Silicon-based molecular electronics

TL;DR

This paper presents a theoretical framework for silicon-based molecular electronics, demonstrating how semiconductor band-edges can enable molecular resonant tunneling diodes with negative differential resistance, supported by experimental evidence.

Contribution

It introduces a combined semi-empirical and first-principles formalism for transport in silicon-molecule heterostructures, revealing novel RTD behavior influenced by semiconductor band-edges.

Findings

Identification of NDR in silicon-molecule devices due to band-edge effects

Charging behavior affected by RTD action, aiding molecular level identification

Experimental results support the theoretical predictions

Abstract

Molecular electronics on silicon has distinct advantages over its metallic counterpart. We describe a theoretical formalism for transport through semiconductor-molecule heterostructures, combining a semi-empirical treatment of the bulk silicon bandstructure with a first-principles description of the molecular chemistry and its bonding with silicon.

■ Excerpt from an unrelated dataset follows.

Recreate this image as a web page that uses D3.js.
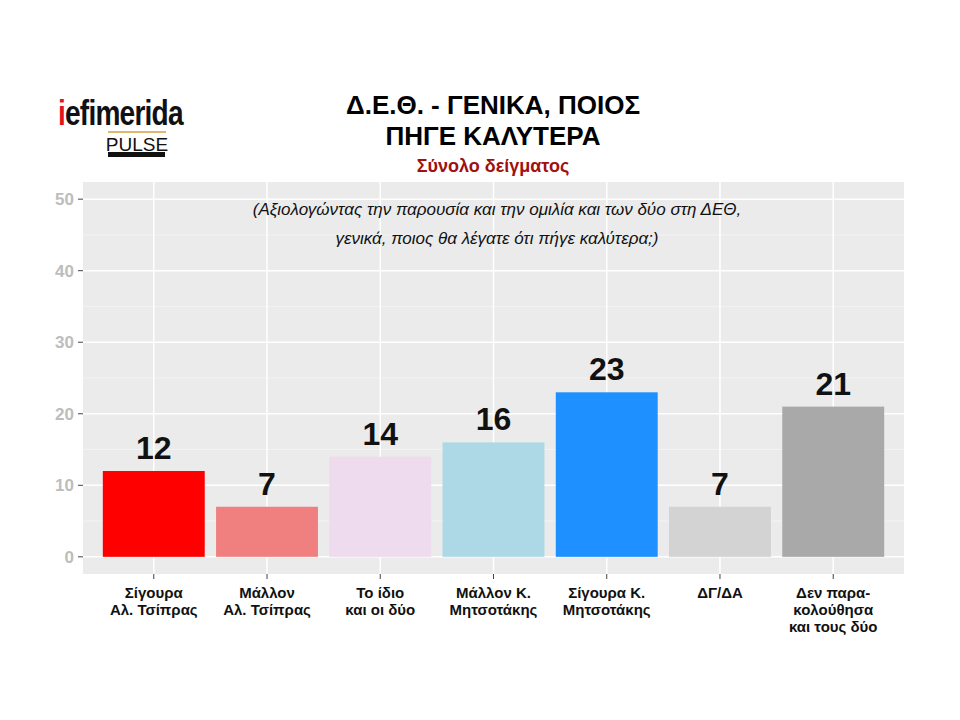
<!DOCTYPE html><html><head><meta charset="utf-8">
<script src="https://d3js.org/d3.v7.min.js"></script>
<style>body{margin:0;background:#fff}text{font-family:"Liberation Sans",Arial,sans-serif}</style></head><body>
<svg id="c" width="960" height="720"></svg>
<script>
const categories=[["Σίγουρα","Αλ. Τσίπρας"],["Μάλλον","Αλ. Τσίπρας"],["Το ίδιο","και οι δύο"],["Μάλλον Κ.","Μητσοτάκης"],["Σίγουρα Κ.","Μητσοτάκης"],["ΔΓ/ΔΑ"],["Δεν παρα-","κολούθησα","και τους δύο"]];
const values=[12,7,14,16,23,7,21];
const colors=["#ff0000","#f08080","#eedcee","#add8e6","#1e90ff","#d3d3d3","#a9a9a9"];
const yTicks=[0,10,20,30,40,50];
const svg=d3.select("#c");
const L=83,R=904,T=182,B=574;
const step=(R-L)/(values.length-1+1.25);
const x=d3.scalePoint().domain(d3.range(values.length)).range([L+0.625*step,R-0.625*step]);
const cx=i=>x(i);
const bw=step*0.9;
const y=d3.scaleLinear().domain([-2.4,52.4]).range([B,T]);
svg.append("rect").attr("x",L).attr("y",T).attr("width",R-L).attr("height",B-T).attr("fill","#ebebeb");
const minor=[5,15,25,35,45];
svg.selectAll(".mn").data(minor).enter().append("line").attr("x1",L).attr("x2",R).attr("y1",d=>y(d)).attr("y2",d=>y(d)).attr("stroke","#f5f5f5").attr("stroke-width",0.8);
svg.selectAll(".mj").data(yTicks).enter().append("line").attr("x1",L).attr("x2",R).attr("y1",d=>y(d)).attr("y2",d=>y(d)).attr("stroke","#fff").attr("stroke-width",1.5);
svg.selectAll(".vx").data(values).enter().append("line").attr("x1",(d,i)=>cx(i)).attr("x2",(d,i)=>cx(i)).attr("y1",T).attr("y2",B).attr("stroke","#fff").attr("stroke-width",1.5);
svg.selectAll(".bar").data(values).enter().append("rect").attr("x",(d,i)=>cx(i)-bw/2).attr("width",bw).attr("y",d=>y(d)).attr("height",d=>y(0)-y(d)).attr("fill",(d,i)=>colors[i]);
svg.selectAll(".vl").data(values).enter().append("text").attr("x",(d,i)=>cx(i)).attr("y",d=>y(d)-12).attr("text-anchor","middle").attr("font-size",32).attr("font-weight","bold").attr("fill","#111").text(d=>d);
yTicks.forEach(t=>{svg.append("line").attr("x1",L-5).attr("x2",L).attr("y1",y(t)).attr("y2",y(t)).attr("stroke","#444");
svg.append("text").attr("x",L-9).attr("y",y(t)+6).attr("text-anchor","end").attr("font-size",17).attr("font-weight","bold").attr("fill","#bdbdbd").text(t);});
categories.forEach((c,i)=>{svg.append("line").attr("x1",cx(i)).attr("x2",cx(i)).attr("y1",B).attr("y2",B+5).attr("stroke","#444");
const t=svg.append("text").attr("x",cx(i)).attr("y",B+24).attr("text-anchor","middle").attr("font-size",15).attr("font-weight","bold").attr("fill","#111");
c.forEach((l,j)=>t.append("tspan").attr("x",cx(i)).attr("dy",j?17:0).text(l));});
svg.append("text").attr("x",493).attr("y",114).attr("text-anchor","middle").attr("font-size",26).attr("font-weight","bold").text("Δ.Ε.Θ. - ΓΕΝΙΚΑ, ΠΟΙΟΣ");
svg.append("text").attr("x",493).attr("y",145).attr("text-anchor","middle").attr("font-size",26).attr("font-weight","bold").text("ΠΗΓΕ ΚΑΛΥΤΕΡΑ");
svg.append("text").attr("x",493).attr("y",172).attr("text-anchor","middle").attr("font-size",18).attr("font-weight","bold").attr("fill","#a01010").text("Σύνολο δείγματος");
svg.append("text").attr("x",497).attr("y",215).attr("text-anchor","middle").attr("font-size",17).attr("font-style","italic").attr("fill","#111").text("(Αξιολογώντας την παρουσία και την ομιλία και των δύο στη ΔΕΘ,");
svg.append("text").attr("x",497).attr("y",244).attr("text-anchor","middle").attr("font-size",17).attr("font-style","italic").attr("fill","#111").text("γενικά, ποιος θα λέγατε ότι πήγε καλύτερα;)");
const lg=svg.append("g").attr("transform","translate(58,125) scale(0.78,1)");
lg.append("text").attr("x",0).attr("y",0).attr("font-size",36).attr("font-weight","bold").attr("letter-spacing",-1).attr("fill","#e3141b").text("i")
 .append("tspan").attr("fill","#111").text("efimerida");
svg.append("line").attr("x1",108).attr("x2",166).attr("y1",132).attr("y2",132).attr("stroke","#d4a040").attr("stroke-width",1.5);
svg.append("text").attr("x",137).attr("y",151).attr("text-anchor","middle").attr("font-size",19).attr("font-family","Liberation Serif,serif").attr("fill","#111").text("PULSE");
svg.append("rect").attr("x",108).attr("y",152).attr("width",57).attr("height",5).attr("fill","#111");
</script></body></html>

Using this method, we demonstrate that the presence of a semiconducting band-edge can lead to a novel molecular resonant tunneling diode (RTD) that shows negative differential resistance (NDR) when the molecular levels are driven by an STM potential into the semiconducting band-gap. The peaks appear for positive bias on a p-doped and negative for an n-doped substrate. Charging in these devices is compromised by the RTD action, allowing possible identification of several molecular highest occupied (HOMO) and lowest unoccupied (LUMO) levels. Recent experiments by Hersam et al. [1] support our theoretical predictions.